Dollar wobbles as markets remain wary of rising risks

The US dollar hit a four-year low after US President Donald Trump seemed to shrug off the currency’s weakness. (Reuters pic)

SINGAPORE: The US dollar remained on shaky ground today, as uncertainty over US economic policies and geopolitical moves were only partially offset by supportive comments from the White House and European officials following a rout in the currency.

On the monetary policy front, the Federal Reserve (Fed) struck a more sanguine tone on the US labour market and inflation risks overnight, which investors took to imply that rates could be on hold for longer.

The dollar was in free fall earlier this week and hit a four-year low after US President Donald Trump seemed to shrug off the currency’s weakness, though it found a floor after treasury secretary Scott Bessent said a day later that Washington has a strong-dollar policy.

The euro, which broke above the key US$1.20 level on the back of the dollar’s decline, traded just below that at US$1.1979 in Asia, after European Central Bank (ECB) policymakers similarly flagged growing concerns over its quick appreciation.

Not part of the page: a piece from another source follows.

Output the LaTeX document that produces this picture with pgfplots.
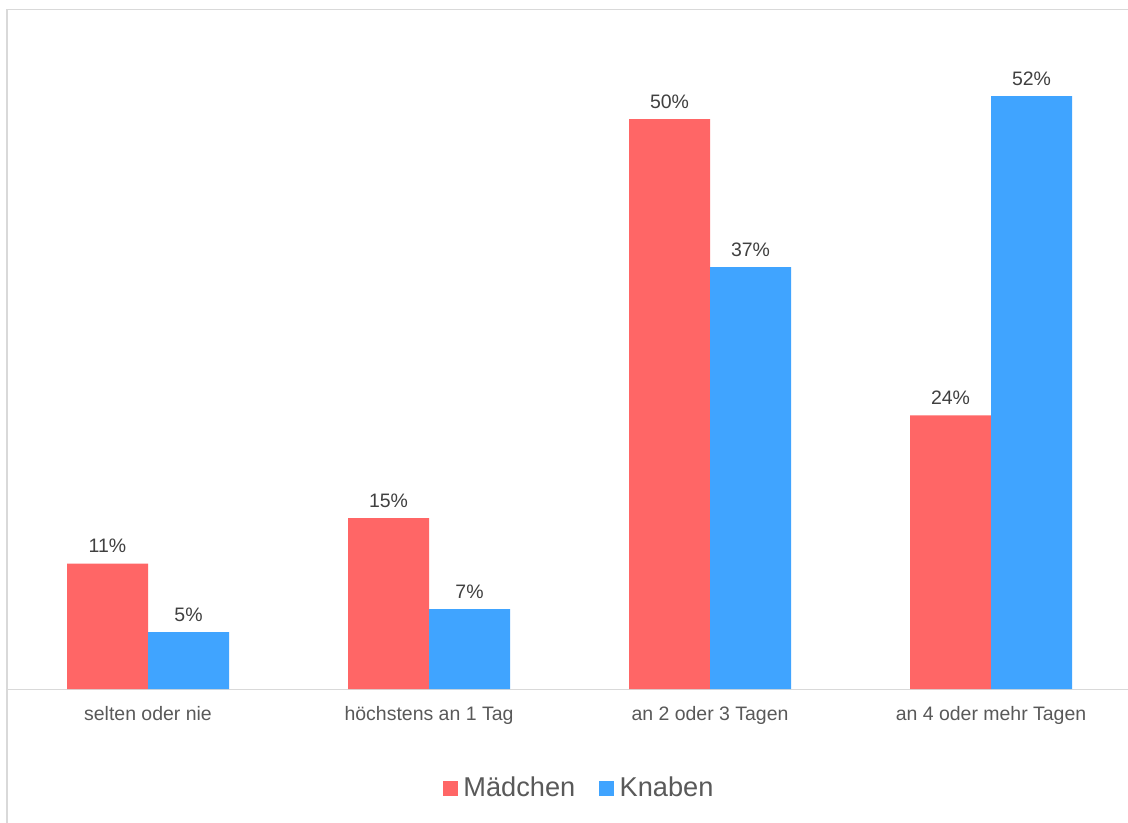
\documentclass[border=0pt]{standalone}
\usepackage{pgfplots}
\pgfplotsset{compat=1.18}
\usepackage{fontspec}
\setmainfont{Liberation Sans}
\definecolor{cred}{RGB}{255,102,102}
\definecolor{cblue}{RGB}{64,164,255}
\definecolor{cgrid}{RGB}{217,217,217}
\definecolor{ctick}{RGB}{89,89,89}
\definecolor{clabel}{RGB}{64,64,64}
\begin{document}
\begin{tikzpicture}
\useasboundingbox (0,0) rectangle (846pt,-616.5pt);
\clip (0,0) rectangle (846pt,-616.5pt);
\fill[white] (0,0) rectangle (846pt,-616.5pt);
\draw[cgrid, line width=0.9pt] (5.3pt,-640pt) -- (5.3pt,-7.1pt) -- (870pt,-7.1pt);
\begin{axis}[
  at={(5.625pt,-516.75pt)}, anchor=south west,
  scale only axis, width=843pt, height=495.9pt,
  xmin=-0.5, xmax=3.5, ymin=0, ymax=58,
  axis x line*=bottom, axis y line=none,
  x axis line style={draw=cgrid, line width=0.75pt, -},
  xtick={0,1,2,3},
  xticklabels={selten oder nie, höchstens an 1 Tag, an 2 oder 3 Tagen, an 4 oder mehr Tagen},
  major tick length=0pt,
  xticklabel style={font=\fontsize{14.6}{16}\selectfont, text=ctick, yshift=-9.5pt},
  ybar=0pt, bar width=60.75pt,
  /pgf/number format/assume math mode=true,
  nodes near coords={\pgfmathprintnumber{\pgfplotspointmeta}\%},
  every node near coord/.append style={font=\fontsize{14.6}{16}\selectfont, text=clabel, anchor=base, inner sep=0pt, yshift=8.25pt},
  legend columns=2,
  legend style={at={(0.509,-0.1498)}, anchor=center, draw=none, fill=none,
    font=\fontsize{20.4}{22}\selectfont, text=ctick,
    /tikz/every even column/.append style={column sep=16pt},
    /tikz/every odd column/.append style={column sep=0pt}},
  legend image code/.code={\fill[#1] (0pt,-5.625pt) rectangle (11.25pt,5.625pt);},
  legend cell align=left,
]
\addplot[fill=cred, draw=none] coordinates {(0,11) (1,15) (2,50) (3,24)};
\addplot[fill=cblue, draw=none] coordinates {(0,5) (1,7) (2,37) (3,52)};
\legend{\hspace{2pt}Mädchen, \hspace{2pt}Knaben}
\end{axis}
\end{tikzpicture}
\end{document}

“It was a timely comment from Bessent that you’d assume was premeditated, if you’d like,” said Ray Attrill, head of FX strategy at National Australia Bank (NAB).

“I think the ECB comments are independent, but it’s interesting that with euro/US dollar, US$1.20 does seem to have been a little bit of a trigger.

“You could argue that… the euro/dollar move, which up until recently, hasn’t been that great, is kind of masking broader euro strength. And that will feed into the ECB’s inflation forecasts,” Attrill said.

While the heavy dollar selling abated on Thursday, the currency remained on the back foot.

It fell 0.5% against the Swiss franc to CHF0.7656, close to an 11-year low, while sterling hovered near a 4-1/2-year high at US$1.3826.

The Australian dollar, which has drawn additional support from bets of a rate hike at home as soon as next week, scaled a three-year peak of US$0.70495.

The dollar selloff from earlier this week had been the sharpest since Trump’s tariff blitz rocked markets last April.

Already down 2% for the year, its weakness has been driven by concern over Trump’s erratic policymaking, attacks on the Fed and what it could mean for the rate outlook and, most recently, signals on Friday the US was willing to sell dollars to help Japan to boost the yen.

NAB’s Attrill said the dollar’s performance will hinge crucially on how issues around Fed independence play out, including a US Supreme Court ruling on Trump’s bid to fire Fed governor Lisa Cook.

“Loss of independence is far and away the biggest risk to ongoing dollar hegemony,” he said.

Against a basket of currencies, the dollar was at 96.24, languishing near Tuesday’s four-year low of 95.566.

Its slide has provided some reprieve for the ailing yen, which rose 0.12% to ¥153.21 per dollar today.

The Japanese currency has tracked around the ¥152-¥154 per dollar range for most of this week thanks to talk of rate checks from the US and Japan last week – a move often seen as a precursor to intervention.

Elsewhere, the New Zealand dollar scaled a 6-1/2-month top of US$0.60695.

The offshore yuan rose slightly to ¥6.9426 per dollar, having hit its strongest level since May 2023 earlier this week.